Mia rolls her eyes. That’s not even the start of it—she’s reached this point because her mother is so overbearing in her life that she feels like she’s “freezing in her shadow” and because she’s seen her scrape uneaten meals in the bin. She’s like this because she’s terrified of sex, because she feels she’s “incorrectly feminine,” because it’s overwhelming to be a body constantly perceived by the world. Everything Now doesn’t ascribe motivations, because there’s no “catch-all” solution to what happens when your own reflection makes you feel sickly.
And neither is the journey out of this hellhole something you can track in a three-act structure. It’s really no spoiler at all to mention that we, at one point, see her relapse. Thankfully, the way we talk about eating disorders has matured enough that it’s almost universally acknowledged that recovery isn’t a straight line. But Everything Now, in particular, also doesn’t feel the need to assign a specific trigger moment. It doesn’t happen because a piece of clothing feels too tight, because someone said the wrong thing, or thrust a giant piece of cake in her face (although all these things happen).

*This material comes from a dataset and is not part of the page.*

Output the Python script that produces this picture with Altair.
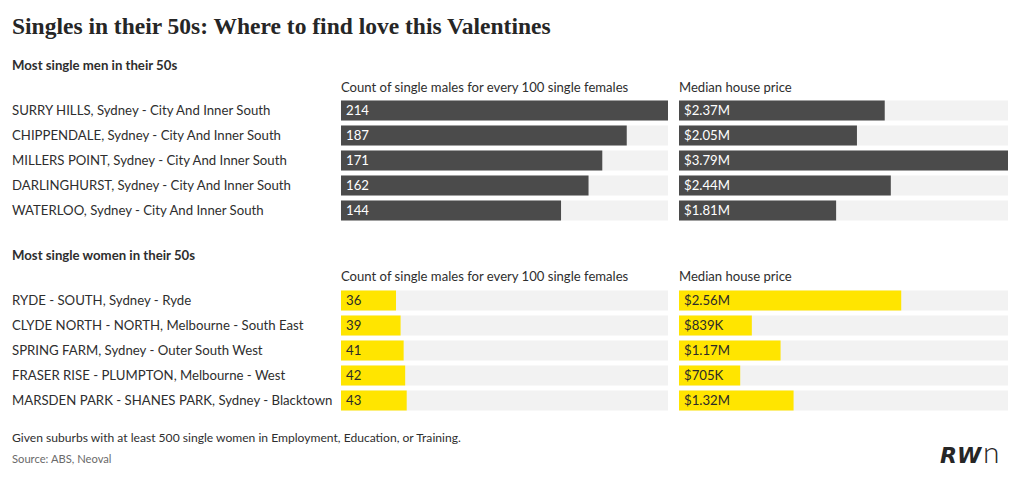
import altair as alt
import pandas as pd

# Suburbs with the most single men in their 50s
men_suburbs = [
    "SURRY HILLS, Sydney - City And Inner South",
    "CHIPPENDALE, Sydney - City And Inner South",
    "MILLERS POINT, Sydney - City And Inner South",
    "DARLINGHURST, Sydney - City And Inner South",
    "WATERLOO, Sydney - City And Inner South",
]
men_ratio = [214, 187, 171, 162, 144]          # single males per 100 single females
men_price = [2.37, 2.05, 3.79, 2.44, 1.81]     # median house price, $M

# Suburbs with the most single women in their 50s
women_suburbs = [
    "RYDE - SOUTH, Sydney - Ryde",
    "CLYDE NORTH - NORTH, Melbourne - South East",
    "SPRING FARM, Sydney - Outer South West",
    "FRASER RISE - PLUMPTON, Melbourne - West",
    "MARSDEN PARK - SHANES PARK, Sydney - Blacktown",
]
women_ratio = [36, 39, 41, 42, 43]
women_price = [2.56, 0.839, 1.17, 0.705, 1.32]

FONT = "Lato"
TEXT = "#2e2e2e"
GAP = 3.6  # blank rows between the two sections


def price_text(v):
    return f"${v * 1000:.0f}K" if v < 1 else f"${v:.2f}M"


rows = []
for i, (s, r, p) in enumerate(zip(men_suburbs, men_ratio, men_price)):
    rows.append(dict(section="men", suburb=s, ratio=r, price=p, price_label=price_text(p), slot=i))
for i, (s, r, p) in enumerate(zip(women_suburbs, women_ratio, women_price)):
    rows.append(dict(section="women", suburb=s, ratio=r, price=p, price_label=price_text(p), slot=i + len(men_suburbs) + GAP - 1))
df = pd.DataFrame(rows)

ratio_max = max(men_ratio + women_ratio)
price_max = max(men_price + women_price)
last_slot = df["slot"].max()

y_scale = alt.Scale(domain=[0, last_slot], range=[110.5, 400.5], zero=False, nice=False, padding=0)
ratio_scale = alt.Scale(domain=[0, ratio_max], range=[341, 668], nice=False, padding=0)
price_scale = alt.Scale(domain=[0, price_max], range=[679, 1008], nice=False, padding=0)
Y = alt.Y("slot:Q", scale=y_scale, axis=None)

bar_colors = alt.Color("section:N", scale=alt.Scale(domain=["men", "women"], range=["#4b4b4b", "#ffe500"]), legend=None)
label_colors = alt.Color("section:N", scale=alt.Scale(domain=["men", "women"], range=["#ffffff", "#2a2a2a"]), legend=None)

base = alt.Chart(df)


def column(field, scale, text_field):
    track = base.mark_bar(size=20, orient="horizontal", color="#f2f2f2").encode(
        x=alt.XDatum(0, scale=scale, axis=None),
        x2=alt.X2Datum(scale.domain[1]),
        y=Y,
    )
    bars = base.mark_bar(size=20, orient="horizontal").encode(
        x=alt.X(f"{field}:Q", scale=scale, axis=None),
        y=Y,
        color=bar_colors,
    )
    labels = base.mark_text(align="left", baseline="middle", dx=5, font=FONT, fontSize=13.2).encode(
        x=alt.XDatum(0, scale=scale, axis=None),
        y=Y,
        text=f"{text_field}:N",
        color=label_colors,
    )
    return [track, bars, labels]


suburb_labels = base.mark_text(align="left", baseline="middle", font=FONT, fontSize=13.2, color=TEXT).encode(
    x=alt.value(12), y=Y, text="suburb:N"
)

one = alt.Data(values=[{}])


def note(text, x, y, size=13, weight="normal", color=TEXT, font=FONT, style="normal", baseline="middle"):
    return alt.Chart(one).mark_text(
        text=text, align="left", baseline=baseline, font=font, fontSize=size,
        fontWeight=weight, fontStyle=style, color=color,
    ).encode(x=alt.value(x), y=alt.value(y))


headers = [
    note("Singles in their 50s: Where to find love this Valentines", 12, 27, size=23.5,
         weight="bold", font="Liberation Serif", color="#262626"),
    note("Most single men in their 50s", 12, 66, size=13.2, weight="bold"),
    note("Count of single males for every 100 single females", 341, 88, size=13.1),
    note("Median house price", 679, 88, size=13.1),
    note("Most single women in their 50s", 12, 256, size=13.2, weight="bold"),
    note("Count of single males for every 100 single females", 341, 277, size=13.1),
    note("Median house price", 679, 277, size=13.1),
    note("Given suburbs with at least 500 single women in Employment, Education, or Training.", 12, 438, size=12.1),
    note("Source: ABS, Neoval", 12, 460, size=11.2, color="#6a6a6a"),
    # RWn wordmark
    note("RW", 940, 463, size=22, weight="bold", style="italic", font="DejaVu Sans",
         color="#262626", baseline="alphabetic"),
    note("n", 983, 463, size=30, weight=300, font="Lato", color="#262626", baseline="alphabetic"),
]

layers = column("ratio", ratio_scale, "ratio") + column("price", price_scale, "price_label") + [suburb_labels] + headers

chart = (
    alt.layer(*layers)
    .resolve_scale(x="independent", color="independent")
    .properties(width=1024, height=487, padding=0, autosize=alt.AutoSizeParams(type="none"), background="white")
    .configure_view(stroke=None)
)

chart.save("out.html", embed_options={"renderer": "svg", "actions": False})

Mia relapses because she’s trapped in the centre of an emotional maelstrom.
It’s chaotic and, at times, her family and friends get caught up in the destructive path. Certainly, she’s not to blame for her own illness, but the series is often at its most moving when it acknowledges that seeing someone you love fall sick in this way can take an enormous toll. Mia’s brother is emotionally neglected by his parents; a close friend feels like the sacrifices they made to help her haven’t been acknowledged.
All those John Hughes movies were meant to be a comfort, because they presented an affirming hierarchy of identity for a group of people desperate to figure out exactly who they were. A teenager could define themselves as the nerd or the party animal, the victim or the bully, the slut or the virgin. But Everything Now embraces the genre, only to offer a more substantive alternative—that the teenage dream doesn’t have to make sense, and it definitely doesn’t have to be easy.